若菜の電話を切ったサキはすぐに家を出て面会時間の終了十五分前に病院にもどると、翼の病室へ急いだ。
「翼!」と叫んでサキが病室にかけ込むと、栄子が寝ている翼の手をしっかりと握りしめていた。
「すみません、大きな声を出して」
サキは寝息をたてている翼を見て謝った。
「せっかく来てくれたのにごめんなさいね。今、眠ったところなの」栄子が微笑んだ。
「良かったですね。本当に」
サキが翼に近づいて言うと、栄子はゆっくりとうなずいて心から嬉しそうに笑った。
サキは、栄子が微笑むのを見たのは初めてだった。
佐藤は窓側に立ちふたりの様子を眺めていたけれど、心ここにあらずといった感じで思いにふけていた。翼が帰ってきたというのになぜだか険しい顔をしている。
「おじさんは、今日はどちらに?」
サキはさりげなく佐藤に訊いた。
「昼ごろ、久しぶりにクリニックに行ってきたよ。たまっている郵便物に目を通さないといけないからね」
翼が無事にもどったことを喜びながらも、佐藤はどことなく変だった。無条件で喜んでいる栄子とはどこか違って見えた。
次の日、空の退院の手続きの為にサキは午前中学校を休んで再び病院に行った。
朝一番で翼の病室を訪ねた空は、翼の元気な姿を見て安心したと、はしゃいでいた。
「翼君はすごいです。僕なんて病院に運ばれた日は一日中眠っていましたよね。閉じ込められているときも、翼君は力強く僕を励ましていてくれました」
「おまえも充分頑張ったよ」
「はい」と言って空が笑った。そのあどけない笑顔が、子どもころの隼人とだぶった。
「空は友達に騙されるとは考えないのか? 信じて裏切られたらどうするんだ?」
疑うことを知らない空の笑顔を見て、急にサキは訊いてみたくなった。
「サキは騙されると思う人と友達になるのですか?」空が不思議そうな顔をした。「僕の友達は、みんな信じたいと思える人です。人にはそれぞれ事情があるので、もし友達が僕を裏切るのなら事情があるのですよ。裏切られるから信じないという理屈は変です」
「裏切られるのと、信じることは別か」
理想論だと、サキは心の中で反論した。
「僕は引っ越しをしなくてもいいですよね」
空が不安そうな顔をして唐突に訊いた。
「引っ越す?」
「犯人が言ったんです。この街にいる限り、僕を一生つけ狙うって」
サキは背筋が凍るような気がして全身に鳥肌がたった。得体のしれない何かに見つめられていると思うと不気味で恐い。

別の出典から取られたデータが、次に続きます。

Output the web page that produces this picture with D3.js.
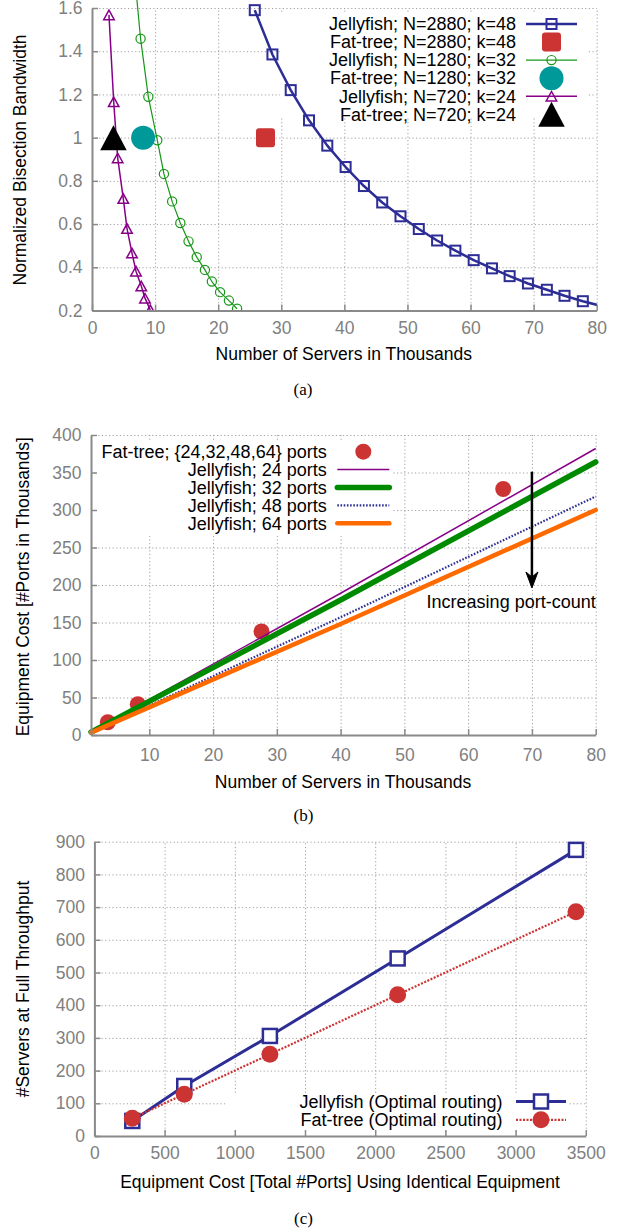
<!DOCTYPE html>
<html>
<head>
<meta charset="utf-8">
<script src="https://cdn.jsdelivr.net/npm/d3@7"></script>
<style>
body { margin: 0; background: #fff; }
svg { display: block; font-family: "Liberation Sans", Arial, Helvetica, sans-serif; }
.grid line { stroke: #a0a0a0; stroke-width: 1; stroke-dasharray: 1.2,2.4; }
.axis .domain { stroke: #8a8a8a; stroke-width: 2; }
.axis line { stroke: #8a8a8a; stroke-width: 1.5; }
.axis text { fill: #808080; font-size: 17.5px; font-family: "Liberation Sans", Arial, sans-serif; }
.title { fill: #000; font-size: 17.5px; }
.legend { fill: #000; font-size: 18px; }
.caption { font-family: "Liberation Serif", "Times New Roman", serif; font-size: 17px; }
</style>
</head>
<body>
<script>
// ---------- (a) normalized bisection bandwidth ----------
var aXTicks = [0, 10, 20, 30, 40, 50, 60, 70, 80];
var aYTicks = [0.2, 0.4, 0.6, 0.8, 1, 1.2, 1.4, 1.6];
var aLabels = ["Jellyfish; N=2880; k=48", "Fat-tree; N=2880; k=48",
               "Jellyfish; N=1280; k=32", "Fat-tree; N=1280; k=32",
               "Jellyfish; N=720; k=24", "Fat-tree; N=720; k=24"];
var aJf48X = [25.8, 28.6, 31.5, 34.4, 37.3, 40.2, 43.1, 46.0, 48.9, 51.8, 54.7, 57.6, 60.5, 63.4, 66.2, 69.1, 72.1, 74.9, 77.8, 80.7];
var aJf48Y = [1.59, 1.385, 1.22, 1.08, 0.963, 0.864, 0.776, 0.70, 0.636, 0.577, 0.524, 0.477, 0.433, 0.395, 0.359, 0.325, 0.296, 0.268, 0.243, 0.221];
var aJf32X = [6.4, 7.7, 8.93, 10.35, 11.4, 12.7, 14.0, 15.3, 16.6, 17.9, 19.0, 20.3, 21.7, 23.0];
var aJf32Y = [1.86, 1.458, 1.189, 0.988, 0.832, 0.705, 0.605, 0.52, 0.447, 0.388, 0.334, 0.285, 0.246, 0.208];
var aJf24X = [2.69, 3.44, 4.07, 4.96, 5.55, 6.34, 6.97, 7.81, 8.4, 9.24];
var aJf24Y = [1.568, 1.166, 0.906, 0.718, 0.579, 0.466, 0.382, 0.313, 0.257, 0.203];
var aFtX = [27.5, 8.1, 3.4];   // k=48, k=32, k=24
var aFtY = [1, 1, 1];

// ---------- (b) equipment cost ----------
var bXTicks = [10, 20, 30, 40, 50, 60, 70, 80];
var bYTicks = [0, 50, 100, 150, 200, 250, 300, 350, 400];
var bLabels = ["Fat-tree; {24,32,48,64} ports", "Jellyfish; 24 ports", "Jellyfish; 32 ports",
               "Jellyfish; 48 ports", "Jellyfish; 64 ports"];
var bFtX = [3.5, 8.2, 27.6, 65.5];
var bFtY = [17, 41, 138, 328];
var bJfX = [0.86, 40, 80];
var bJf24 = [4.1, 189, 382];
var bJf32 = [3.9, 180, 364];
var bJf48 = [3.4, 157, 318];
var bJf64 = [3.2, 148, 300];

// ---------- (c) servers at full throughput ----------
var cXTicks = [0, 500, 1000, 1500, 2000, 2500, 3000, 3500];
var cYTicks = [0, 100, 200, 300, 400, 500, 600, 700, 800, 900];
var cLabels = ["Jellyfish (Optimal routing)", "Fat-tree (Optimal routing)"];
var cCost = [270, 640, 1250, 2160, 3430];
var cJf = [46, 153, 306, 543, 875];
var cFt = [54, 128, 250, 432, 686];

var BLUE = "#2d2d96", RED = "#cc3333", GREEN_A = "#179617", TEAL = "#009999",
    PURPLE = "#880088", GREEN_B = "#008a00", ORANGE = "#ff6a00";

var svg = d3.select("body").append("svg")
    .attr("width", 618)
    .attr("height", 1230);

svg.append("rect").attr("width", 618).attr("height", 1230).attr("fill", "#fff");

function tri(cx, cy, w, h) {
    return "M" + (cx - w / 2) + "," + (cy + h / 2) + "L" + (cx + w / 2) + "," + (cy + h / 2) +
        "L" + cx + "," + (cy - h / 2) + "Z";
}

function mark(g, type, cx, cy) {
    if (type == "sqOpen") {
        g.append("rect").attr("x", cx - 5).attr("y", cy - 5).attr("width", 10).attr("height", 10)
            .attr("fill", "none").attr("stroke", BLUE).attr("stroke-width", 2);
    } else if (type == "sqRed") {
        g.append("rect").attr("x", cx - 9.5).attr("y", cy - 9.5).attr("width", 19).attr("height", 19)
            .attr("rx", 3).attr("fill", RED);
    } else if (type == "circOpen") {
        g.append("circle").attr("cx", cx).attr("cy", cy).attr("r", 4.6)
            .attr("fill", "none").attr("stroke", GREEN_A).attr("stroke-width", 1.2);
    } else if (type == "circTeal") {
        g.append("circle").attr("cx", cx).attr("cy", cy).attr("r", 12).attr("fill", TEAL);
    } else if (type == "triOpen") {
        g.append("path").attr("d", tri(cx, cy, 10.5, 9.5))
            .attr("fill", "none").attr("stroke", PURPLE).attr("stroke-width", 1.5);
    } else if (type == "triBlack") {
        g.append("path").attr("d", tri(cx, cy, 26.5, 25)).attr("fill", "#000");
    } else if (type == "dotRed") {
        g.append("circle").attr("cx", cx).attr("cy", cy).attr("r", 8).attr("fill", RED);
    } else if (type == "sqOpenC") {
        g.append("rect").attr("x", cx - 7).attr("y", cy - 7).attr("width", 14).attr("height", 14)
            .attr("fill", "#fff").attr("stroke", BLUE).attr("stroke-width", 2.5);
    } else if (type == "dotRedC") {
        g.append("circle").attr("cx", cx).attr("cy", cy).attr("r", 8.5).attr("fill", RED);
    }
}

// grid + opaque key box for one panel
function frame(x, y, o) {
    var y0 = y.range()[0], y1 = y.range()[1];
    var x0 = x.range()[0], x1 = x.range()[1];

    svg.append("g").attr("class", "grid")
        .attr("transform", "translate(0," + y0 + ")")
        .call(d3.axisBottom(x).tickValues(o.xGrid).tickSize(-(y0 - y1)).tickFormat(""))
        .call(function(s) { s.select(".domain").remove(); });

    svg.append("g").attr("class", "grid")
        .attr("transform", "translate(" + x0 + ",0)")
        .call(d3.axisLeft(y).tickValues(o.yGrid).tickSize(-(x1 - x0)).tickFormat(""))
        .call(function(s) { s.select(".domain").remove(); });

    if (o.box) {
        svg.append("rect").attr("x", o.box[0]).attr("y", o.box[1])
            .attr("width", o.box[2]).attr("height", o.box[3]).attr("fill", "#fff");
    }
}

function axes(x, y, o) {
    var y0 = y.range()[0], x0 = x.range()[0];
    svg.append("g").attr("class", "axis")
        .attr("transform", "translate(0," + y0 + ")")
        .call(d3.axisBottom(x).tickValues(o.xTicks).tickSizeInner(-6).tickSizeOuter(0)
            .tickPadding(o.xPad).tickFormat(o.xFmt || String));

    svg.append("g").attr("class", "axis")
        .attr("transform", "translate(" + x0 + ",0)")
        .call(d3.axisLeft(y).tickValues(o.yTicks).tickSizeInner(-6).tickSizeOuter(0)
            .tickPadding(9.5).tickFormat(o.yFmt || String));

    svg.append("text").attr("class", "title")
        .attr("x", o.xTitle[0]).attr("y", o.xTitle[1]).attr("dy", "0.35em")
        .attr("text-anchor", "middle").text(o.xTitle[2]);

    svg.append("text").attr("class", "title")
        .attr("transform", "translate(" + o.yTitle[0] + "," + o.yTitle[1] + ") rotate(-90)")
        .attr("dy", "0.35em")
        .attr("text-anchor", "middle").text(o.yTitle[2]);

    svg.append("text").attr("class", "caption")
        .attr("x", o.caption[0]).attr("y", o.caption[1]).attr("dy", "0.35em")
        .attr("text-anchor", "middle").text(o.caption[2]);
}

function series(g, x, y, xs, ys, style, markType) {
    var pts = d3.zip(xs, ys);
    if (style) {
        var p = g.append("path")
            .attr("d", d3.line().x(function(d) { return x(d[0]); }).y(function(d) { return y(d[1]); })(pts))
            .attr("fill", "none")
            .attr("stroke", style.color)
            .attr("stroke-width", style.width)
            .attr("stroke-linejoin", "round");
        if (style.dash) p.attr("stroke-dasharray", style.dash);
        if (style.cap) p.attr("stroke-linecap", style.cap);
    }
    if (markType) {
        var xd = x.domain(), yd = y.domain();
        pts.forEach(function(d) {
            if (d[0] >= xd[0] && d[0] <= xd[1] && d[1] >= yd[0] && d[1] <= yd[1]) {
                mark(g, markType, x(d[0]), y(d[1]));
            }
        });
    }
}

function legendRow(textX, cy, label, sample, style, markType) {
    svg.append("text").attr("class", "legend")
        .attr("x", textX).attr("y", cy).attr("dy", "0.35em")
        .attr("text-anchor", "end").text(label);
    if (style) {
        var l = svg.append("line").attr("x1", sample[0]).attr("x2", sample[1])
            .attr("y1", cy).attr("y2", cy)
            .attr("stroke", style.color).attr("stroke-width", style.width);
        if (style.dash) l.attr("stroke-dasharray", style.dash);
        if (style.cap) l.attr("stroke-linecap", style.cap);
    }
    if (markType) mark(svg, markType, (sample[0] + sample[1]) / 2, cy);
}

// ================= panel (a) =================
var ax = d3.scaleLinear().domain([0, 80]).range([92, 596.7]);
var ay = d3.scaleLinear().domain([0.2, 1.6]).range([310.5, 8]);

frame(ax, ay, { xGrid: aXTicks.slice(1), yGrid: aYTicks.slice(1), box: [280, 12, 307, 106] });

svg.append("clipPath").attr("id", "clipA")
    .append("rect").attr("x", 91).attr("y", 0).attr("width", 506).attr("height", 312);
var ga = svg.append("g").attr("clip-path", "url(#clipA)");

var aStyles = [
    { color: BLUE, width: 2.5 }, null,
    { color: GREEN_A, width: 1.2 }, null,
    { color: PURPLE, width: 1.5 }, null
];
var aMarks = ["sqOpen", "sqRed", "circOpen", "circTeal", "triOpen", "triBlack"];

series(ga, ax, ay, aJf48X, aJf48Y, aStyles[0], aMarks[0]);
series(ga, ax, ay, [aFtX[0]], [aFtY[0]], null, aMarks[1]);
series(ga, ax, ay, aJf32X, aJf32Y, aStyles[2], aMarks[2]);
series(ga, ax, ay, [aFtX[1]], [aFtY[1]], null, aMarks[3]);
series(ga, ax, ay, aJf24X, aJf24Y, aStyles[4], aMarks[4]);
series(ga, ax, ay, [aFtX[2]], [aFtY[2]], null, aMarks[5]);

axes(ax, ay, {
    xTicks: aXTicks, yTicks: aYTicks, xPad: 11,
    xTitle: [343.8, 354, "Number of Servers in Thousands"],
    yTitle: [20.3, 160, "Normalized Bisection Bandwidth"],
    caption: [303, 389, "(a)"]
});

aLabels.forEach(function(lab, i) {
    legendRow(516, 24 + i * 18.06, lab, [526, 577], aStyles[i], aMarks[i]);
});

// ================= panel (b) =================
var bx = d3.scaleLinear().domain([0.86, 80]).range([91, 595.7]);
var by = d3.scaleLinear().domain([0, 400]).range([735, 435]);

frame(bx, by, { xGrid: bXTicks, yGrid: bYTicks.slice(1), box: [96, 440, 296, 96] });

var bStyles = [
    null,
    { color: PURPLE, width: 1.5 },
    { color: GREEN_B, width: 5.5, cap: "round" },
    { color: BLUE, width: 2.2, dash: "1.6,1.6" },
    { color: ORANGE, width: 4.5, cap: "round" }
];
var bMarks = ["dotRed", null, null, null, null];

var gb = svg.append("g");
series(gb, bx, by, bFtX, bFtY, null, "dotRed");
series(gb, bx, by, bJfX, bJf24, bStyles[1], null);
series(gb, bx, by, bJfX, bJf32, bStyles[2], null);
series(gb, bx, by, bJfX, bJf48, bStyles[3], null);
series(gb, bx, by, bJfX, bJf64, bStyles[4], null);

// arrow: increasing port-count
var arrX = bx(70), arrTop = by(351), arrTip = by(196);
gb.append("line").attr("x1", arrX).attr("x2", arrX).attr("y1", arrTop).attr("y2", arrTip - 8)
    .attr("stroke", "#000").attr("stroke-width", 2.5);
gb.append("path")
    .attr("d", "M" + arrX + "," + arrTip + "L" + (arrX - 6) + "," + (arrTip - 16) +
        "L" + arrX + "," + (arrTip - 11) + "L" + (arrX + 6) + "," + (arrTip - 16) + "Z")
    .attr("fill", "#000").attr("stroke", "#000").attr("stroke-width", 1);
svg.append("text").attr("class", "legend")
    .attr("x", bx(80)).attr("y", by(178)).attr("dy", "0.35em")
    .attr("text-anchor", "end").text("Increasing port-count");

axes(bx, by, {
    xTicks: bXTicks, yTicks: bYTicks, xPad: 13.5,
    xTitle: [343, 781.7, "Number of Servers in Thousands"],
    yTitle: [22.5, 586.7, "Equipment Cost [#Ports in Thousands]"],
    caption: [303.5, 815, "(b)"]
});

bLabels.forEach(function(lab, i) {
    legendRow(326.7, 451.7 + i * 17.9, lab, [337.3, 389.3], bStyles[i], bMarks[i]);
});

// ================= panel (c) =================
var cx = d3.scaleLinear().domain([0, 3500]).range([94.4, 585.8]);
var cy = d3.scaleLinear().domain([0, 900]).range([1136, 841.7]);

frame(cx, cy, { xGrid: cXTicks.slice(1), yGrid: cYTicks.slice(1), box: [225, 1093, 343, 38] });

var cStyles = [
    { color: BLUE, width: 3 },
    { color: RED, width: 2.2, dash: "2,1.5" }
];
var cMarks = ["sqOpenC", "dotRedC"];

var gc = svg.append("g");
series(gc, cx, cy, cCost, cJf, cStyles[0], cMarks[0]);
series(gc, cx, cy, cCost, cFt, cStyles[1], cMarks[1]);

axes(cx, cy, {
    xTicks: cXTicks, yTicks: cYTicks, xPad: 11,
    xTitle: [340, 1181.7, "Equipment Cost [Total #Ports] Using Identical Equipment"],
    yTitle: [22.7, 989, "#Servers at Full Throughput"],
    caption: [303.5, 1218, "(c)"]
});

cLabels.forEach(function(lab, i) {
    legendRow(502.5, 1101.5 + i * 18.3, lab, [516, 566], cStyles[i], cMarks[i]);
});
</script>
</body>
</html>
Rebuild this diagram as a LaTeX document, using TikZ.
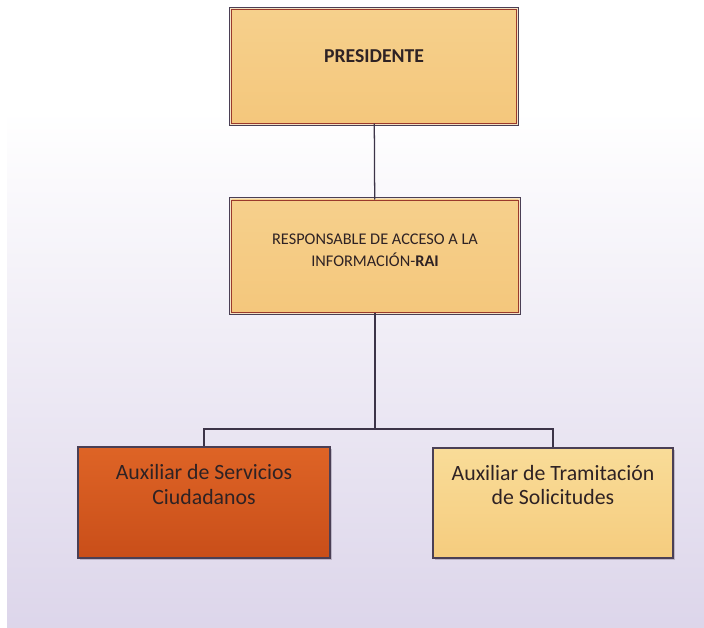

「空は引っ越したいか? じっちゃんのとこに行きたいのなら、話をつけてやる」
「僕は平気です」と言って空は口ごもった。「ほんとは平気じゃありません。だけど、サキや翼君と一緒にいたいです」
サキは急に目頭が熱くなった。涙が溢れそうになり、自分でもびっくりする。
「おまえの好きにすればいい。帰るぞ」
サキは感情を抑えて言うと、乱暴に空の頭を撫でた。
家に帰って、サキがこれから学校に行こうとすると、空も小学校に行きたがった。
「身体は平気なのか?」
「このとおりです」空は元気よく飛び跳ねて見せた。「それに独りで家にいたくありません」
確かに、空を独りで家に置いていくのも心配だった。
サキはある可能性を昨日から考えていた。それは自分でも突拍子もない考えだとわかっていたが、その疑問を打ち消すために、学校に行くという空に頼みごとすることにした。
「どうして、そんなところを調べるのですか?」
「後で教えてやる。そこに何にもなければそれでいいんだ」
サキは霧島の方法をまねして、可能性をすべて潰しておこうと空にあることを頼んだ。